Ion implantation may be used to change the optical properties of insulators, either because of the chemical presence of the dopant ions, or more generally because of the radiation damage caused during their implantation. The latter effect produces a significant change in the refractive indices of most materials, and consequently He+ implantation has been used to define optical waveguides in a wide variety of substrates. These include electro-optic, non-linear and laser host materials, with key successes in quartz, LiNbO3, KNbO3, KTiOPO4 (KTP), Bi4Ge3O12 (BGO), garnets such as Y3Al5O12 (YAG), and amorphous glasses such as silica and lead germanate.

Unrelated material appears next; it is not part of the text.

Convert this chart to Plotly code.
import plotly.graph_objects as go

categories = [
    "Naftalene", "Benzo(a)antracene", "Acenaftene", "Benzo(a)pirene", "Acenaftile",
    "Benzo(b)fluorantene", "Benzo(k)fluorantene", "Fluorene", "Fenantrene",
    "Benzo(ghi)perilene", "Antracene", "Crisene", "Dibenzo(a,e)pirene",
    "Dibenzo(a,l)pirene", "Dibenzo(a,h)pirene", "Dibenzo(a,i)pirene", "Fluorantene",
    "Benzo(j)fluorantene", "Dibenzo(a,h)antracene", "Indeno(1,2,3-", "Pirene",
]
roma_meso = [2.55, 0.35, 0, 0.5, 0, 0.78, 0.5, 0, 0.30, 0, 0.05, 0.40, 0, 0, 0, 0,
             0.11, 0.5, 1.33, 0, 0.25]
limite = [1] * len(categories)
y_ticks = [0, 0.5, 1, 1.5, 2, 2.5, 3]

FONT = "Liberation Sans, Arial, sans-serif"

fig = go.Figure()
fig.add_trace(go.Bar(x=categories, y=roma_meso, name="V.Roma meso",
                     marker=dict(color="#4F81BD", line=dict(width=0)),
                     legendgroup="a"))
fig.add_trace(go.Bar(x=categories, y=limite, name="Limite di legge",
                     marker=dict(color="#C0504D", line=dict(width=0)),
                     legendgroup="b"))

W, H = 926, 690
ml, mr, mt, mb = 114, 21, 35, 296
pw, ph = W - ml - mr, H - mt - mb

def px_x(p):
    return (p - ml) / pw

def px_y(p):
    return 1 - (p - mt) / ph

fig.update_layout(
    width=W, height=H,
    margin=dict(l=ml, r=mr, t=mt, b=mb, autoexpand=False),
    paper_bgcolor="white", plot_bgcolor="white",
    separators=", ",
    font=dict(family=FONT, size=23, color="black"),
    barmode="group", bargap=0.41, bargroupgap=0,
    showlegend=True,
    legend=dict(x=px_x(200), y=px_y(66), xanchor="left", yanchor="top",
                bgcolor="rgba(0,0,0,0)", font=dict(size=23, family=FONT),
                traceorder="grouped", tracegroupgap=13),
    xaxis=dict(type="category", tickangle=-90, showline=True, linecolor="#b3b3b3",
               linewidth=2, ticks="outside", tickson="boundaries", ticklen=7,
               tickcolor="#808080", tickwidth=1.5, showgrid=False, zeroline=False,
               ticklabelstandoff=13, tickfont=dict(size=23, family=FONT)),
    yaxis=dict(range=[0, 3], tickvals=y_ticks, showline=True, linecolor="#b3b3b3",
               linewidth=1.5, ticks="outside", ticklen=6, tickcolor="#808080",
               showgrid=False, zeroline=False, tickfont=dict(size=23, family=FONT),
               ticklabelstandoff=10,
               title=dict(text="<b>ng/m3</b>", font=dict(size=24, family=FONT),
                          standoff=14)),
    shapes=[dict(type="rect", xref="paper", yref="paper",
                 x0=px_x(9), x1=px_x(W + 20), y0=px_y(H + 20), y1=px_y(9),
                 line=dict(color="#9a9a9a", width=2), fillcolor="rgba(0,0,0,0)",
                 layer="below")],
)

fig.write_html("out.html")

Although this technique has wide applicability, the refractive index profiles vary considerably between materials, and even between different indices of the same material. The index change may vary in degree, and even in sign, for both the nuclear collision and the electronic ionisation regions. These effects are discussed in this chapter, together with their applicability in the formation of optical waveguides, and more complex structures. Of particular interest are the three detailed examples of quartz, LiNbO3 and Bi4Ge3O12 since between them they embody most of the features so far observed in ion implanted waveguides in insulating materials. The performance of the implanted waveguides is considered in terms of their thermal stability and their attenuation due to absorption, scattering and tunnelling losses. The He+ guides are first compared with those produced by conventional chemical diffusion methods. At the end of the chapter, waveguides formed by implantation of chemically active components are discussed.